Laelie Greenwood

Kew High, Art

Reflective annotation and documentation using Analytical frameworks

The extensive annotation in Laeli Greenwood’s folios provides a clear insight into the development of her ideas about her work as it progresses. It gives evidence of her understanding of art elements and principles, clearly describes her experiments with different materials and processes and details the evolution of her concepts and ideas towards the development of her finished works. It is apparent that through process of experimenting and recording her ideas about her work, Greenwood’s thinking and visual concepts evolve and refine.

Throughout her folios, Greenwood has clearly labelled paragraphs with headings of the different Analytical Frameworks – Formal, Cultural, Personal and Contemporary. As well as clearly identifying paragraphs that involve discussion of the Frameworks, in her annotation Greenwood uses art terminology and descriptive language in her desire to explore the line, colour, texture, form and  mood of the landscape.

Exploration and development of ideas and concepts – themes and influences

Greenwood begins her folio with an introduction titled Port Fairy: an exploration of memory and place - a discussion of her personal connection to Port Fairy and her desire to explore how Australian artists connect with place .

She discusses both her emotional connection to the Port Fairy built over progressive summers with her family...but also the elements of the landscape:  the horizon line, the lines of waves and rock faces.  She talks of 'steely blues and greys of the ocean at dusk, juxtaposed with the sapphire blues and emerald greens of sparkling hot days' and how Port Fairy, for her, 'is composed of snap shots and fragments of memory......a fleeting colour, a form in the distance, the echo of a texture or line'. Greenwood explores specific aspects of the landscape: '....the endless golden plains and the intensely blue sky that presses upon the horizon'.

Greenwood’s exploration includes examination of the work of Russell Drysdale, Sidney Nolan and John Olsen - Australian artists who have explored the landscape in different ways. Rosalie Gascoigne’s use of found objects to comment on the landscape and her use of rhythm and colour are also source of inspiration.

Greenwood’s discussion includes unity, line, points of focus and composition clearly labelled with headings outlining which analytical framework she is using to discuss her work or that of others.

Investigation and trialling of materials, techniques and processes (application of elements and principles)

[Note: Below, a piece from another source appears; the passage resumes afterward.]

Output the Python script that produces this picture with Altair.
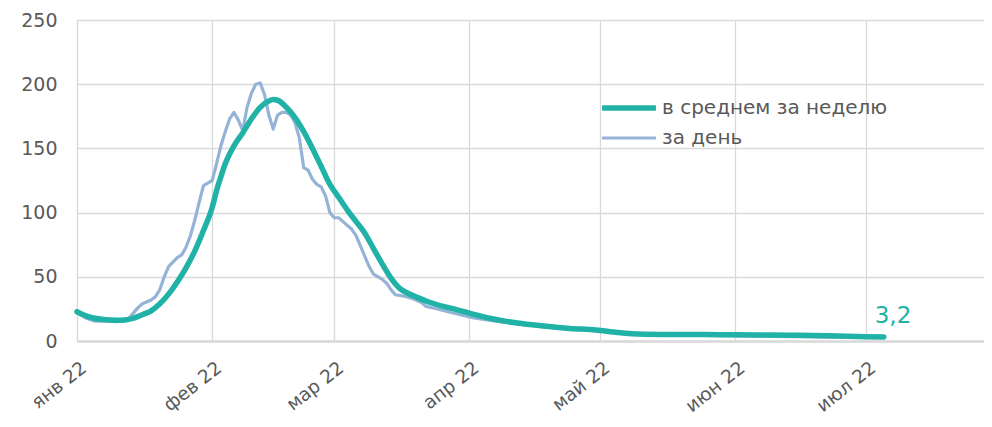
import altair as alt
import pandas as pd

# ---- data ----
month_labels = ["янв 22", "фев 22", "мар 22", "апр 22", "май 22", "июн 22", "июл 22"]
month_starts = ["2022-01-01", "2022-02-01", "2022-03-01", "2022-04-01",
                "2022-05-01", "2022-06-01", "2022-07-01"]
x_start = "2022-01-01"
x_end = "2022-07-28"

daily_dates = [
    "2022-01-01", "2022-01-03", "2022-01-05", "2022-01-08", "2022-01-10", "2022-01-12",
    "2022-01-13", "2022-01-15", "2022-01-16", "2022-01-18", "2022-01-19", "2022-01-20",
    "2022-01-21", "2022-01-22", "2022-01-24", "2022-01-25", "2022-01-26", "2022-01-27",
    "2022-01-28", "2022-01-29", "2022-01-30", "2022-01-31", "2022-02-01", "2022-02-02",
    "2022-02-03", "2022-02-04", "2022-02-05", "2022-02-06", "2022-02-07", "2022-02-08",
    "2022-02-09", "2022-02-10", "2022-02-11", "2022-02-12", "2022-02-13", "2022-02-14",
    "2022-02-15", "2022-02-16", "2022-02-17", "2022-02-18", "2022-02-19", "2022-02-20",
    "2022-02-21", "2022-02-22", "2022-02-23", "2022-02-24", "2022-02-25", "2022-02-26",
    "2022-02-27", "2022-02-28", "2022-03-01", "2022-03-02", "2022-03-03", "2022-03-05",
    "2022-03-06", "2022-03-07", "2022-03-08", "2022-03-09", "2022-03-10", "2022-03-12",
    "2022-03-13", "2022-03-14", "2022-03-15", "2022-03-17", "2022-03-19", "2022-03-21",
    "2022-03-22", "2022-03-24", "2022-03-28", "2022-04-02", "2022-04-07", "2022-04-14",
    "2022-04-21", "2022-04-28", "2022-05-06", "2022-05-12", "2022-05-19", "2022-05-26",
    "2022-06-02", "2022-06-09", "2022-06-16", "2022-06-23", "2022-06-30", "2022-07-05",
]
daily_values = [
    22, 18, 15.5, 15.5, 15, 16.5,
    18, 26, 29, 32, 34.5, 40,
    50, 58, 65, 67, 73, 82,
    94, 108, 121, 123, 125, 138,
    152, 163, 173, 178, 172, 164,
    182, 193, 200, 201, 192, 176,
    165, 176, 178, 178, 176, 170,
    158, 135, 133, 126, 122, 120,
    113, 100, 96, 96, 93, 87,
    82, 74, 66, 58, 52, 48,
    45, 40, 36, 35, 33, 30,
    27, 25.5, 22, 18, 15.5, 12.5,
    10, 8.5, 6.5, 4.7, 4.5, 4.3,
    4.0, 3.6, 3.3, 3.0, 2.8, 2.8,
]

weekly_dates = [
    "2022-01-01", "2022-01-04", "2022-01-07", "2022-01-10", "2022-01-12", "2022-01-14",
    "2022-01-16", "2022-01-18", "2022-01-20", "2022-01-22", "2022-01-24", "2022-01-26",
    "2022-01-28", "2022-01-30", "2022-02-01", "2022-02-02", "2022-02-03", "2022-02-04",
    "2022-02-06", "2022-02-08", "2022-02-10", "2022-02-12", "2022-02-14", "2022-02-15",
    "2022-02-16", "2022-02-18", "2022-02-20", "2022-02-22", "2022-02-24", "2022-02-26",
    "2022-02-28", "2022-03-02", "2022-03-04", "2022-03-06", "2022-03-08", "2022-03-10",
    "2022-03-12", "2022-03-14", "2022-03-16", "2022-03-18", "2022-03-20", "2022-03-23",
    "2022-03-26", "2022-03-29", "2022-04-02", "2022-04-06", "2022-04-12", "2022-04-18",
    "2022-04-24", "2022-04-30", "2022-05-05", "2022-05-11", "2022-05-18", "2022-05-25",
    "2022-06-01", "2022-06-08", "2022-06-15", "2022-06-22", "2022-06-29", "2022-07-05",
]
weekly_values = [
    22.8, 18.5, 16.8, 16.2, 16.4, 17.8,
    20.5, 23.5, 29, 36.5, 46, 57,
    70, 86, 104, 117, 128, 138,
    152, 162, 173, 182, 187, 188,
    187.5, 182, 174, 163, 150, 136,
    122, 112, 102, 93, 84, 72,
    60, 49, 41, 37, 34, 30,
    27, 24.5, 20.8, 17.5, 14, 11.7,
    9.8, 8.6, 6.6, 5.3, 5.1, 5.0,
    4.9, 4.6, 4.4, 4.0, 3.5, 3.2,
]

series_names = ["в среднем за неделю", "за день"]
series_colors = ["#20B2A6", "#95B3D7"]
series_widths = [5.5, 3.2]

# ---- build tables ----
base = pd.Timestamp(x_start)
def day_index(dates):
    return [(pd.Timestamp(d) - base).days for d in dates]

df = pd.concat([
    pd.DataFrame({"day": day_index(weekly_dates), "value": weekly_values, "series": series_names[0]}),
    pd.DataFrame({"day": day_index(daily_dates), "value": daily_values, "series": series_names[1]}),
])
last = pd.DataFrame({
    "day": [day_index(weekly_dates)[-1]],
    "value": [weekly_values[-1]],
    "label": [f"{weekly_values[-1]:.1f}".replace(".", ",")],
})

tick_days = day_index(month_starts)
x_max = day_index([x_end])[0]
label_expr = ("[" + ",".join(f"'{m}'" for m in month_labels) + "][indexof(["
              + ",".join(str(t) for t in tick_days) + "], datum.value)]")

FONT = "DejaVu Sans"
TXT = "#595959"
GRID = "#D9D9D9"

x_enc = alt.X("day:Q", scale=alt.Scale(domain=[0, x_max], nice=False, zero=False),
              axis=alt.Axis(values=tick_days, labelExpr=label_expr, labelAngle=-38,
                            labelAlign="right", labelBaseline="top", labelPadding=17,
                            labelOffset=1,
                            labelFontSize=18.5, labelColor=TXT, labelFont=FONT,
                            ticks=False, grid=True, gridColor=GRID, gridWidth=1.3,
                            domainColor=GRID, domainWidth=2.5, title=None,
                            labelOverlap=False, labelBound=False))
y_enc = alt.Y("value:Q", scale=alt.Scale(domain=[0, 250], nice=False),
              axis=alt.Axis(values=[0, 50, 100, 150, 200, 250], labelFontSize=19,
                            labelColor=TXT, labelFont=FONT, labelPadding=20,
                            ticks=False, domain=False, grid=True, gridColor=GRID,
                            gridWidth=1.3, title=None))
color_enc = alt.Color("series:N",
                      scale=alt.Scale(domain=series_names, range=series_colors),
                      legend=alt.Legend(title=None, orient="none", legendX=522, legendY=76,
                                        symbolType="stroke", symbolSize=2900,
                                        clipHeight=24, rowPadding=6,
                                        labelFontSize=20, labelColor=TXT, labelFont=FONT,
                                        labelOffset=3, labelLimit=400))
sw_enc = alt.StrokeWidth("series:N",
                         scale=alt.Scale(domain=series_names, range=series_widths),
                         legend=None)

base_chart = alt.Chart(df)
daily_line = base_chart.transform_filter(alt.datum.series == series_names[1]).mark_line(
    strokeCap="round", strokeJoin="round").encode(
    x=x_enc, y=y_enc, color=color_enc, strokeWidth=sw_enc)
weekly_line = base_chart.transform_filter(alt.datum.series == series_names[0]).mark_line(
    strokeCap="round", strokeJoin="round", interpolate="monotone").encode(
    x=x_enc, y=y_enc, color=color_enc, strokeWidth=sw_enc)

end_label = alt.Chart(last).mark_text(
    align="left", baseline="alphabetic", dx=-9, dy=-14, fontSize=23, font=FONT,
    color=series_colors[0]).encode(x="day:Q", y="value:Q", text="label:N")

chart = alt.layer(daily_line, weekly_line, end_label).properties(
    width=907, height=321,
    autosize=alt.AutoSizeParams(type="none"),
    padding={"left": 69, "top": 12, "right": 0, "bottom": 78},
).configure_view(strokeWidth=0)

chart.save("out.html", embed_options={"renderer": "svg", "actions": False})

Greenwood’s work evolves through her experimentation with different materials, strengthening her emphasis on the element of line and the horizon for one piece, pattern and texture, colour and form for another. Each experiment is annotated with details of processes and related ideas. Finished works grow from practical explorations with paint, fineliner, turps rubbing and cutting out, while being based around realistic photographic images of the landscape. Extensive annotation is devoted to experiments with the presentation of work with detailed photographs of all aspects of the work as it progresses.

Refinement and resolution of ideas and skills to produce visual responses (application of elements and principles)

Starting from the basis of photographs of the Port Fairy landscape, Greenwood explores ways to encapsulate key aspects of place and its significance to her. Various experiments evolve into a series of refined images that express her connection to place over time. Greenwood clearly documents each step of her artistic process from conception to resolution, giving clear evidence of how her ideas have been refined. As well as the development of images and ideas, she demonstrates a strong commitment to the presentation of her work. This includes consideration of scale and composition. The materials used in the mounting of the images also contribute to their visual impact.
Greenwood finishes her folios with a reflective document that reviews her artistic journey, encapsulating her ideas about memory and place, and her relationship to her work and the landscape she has portrayed.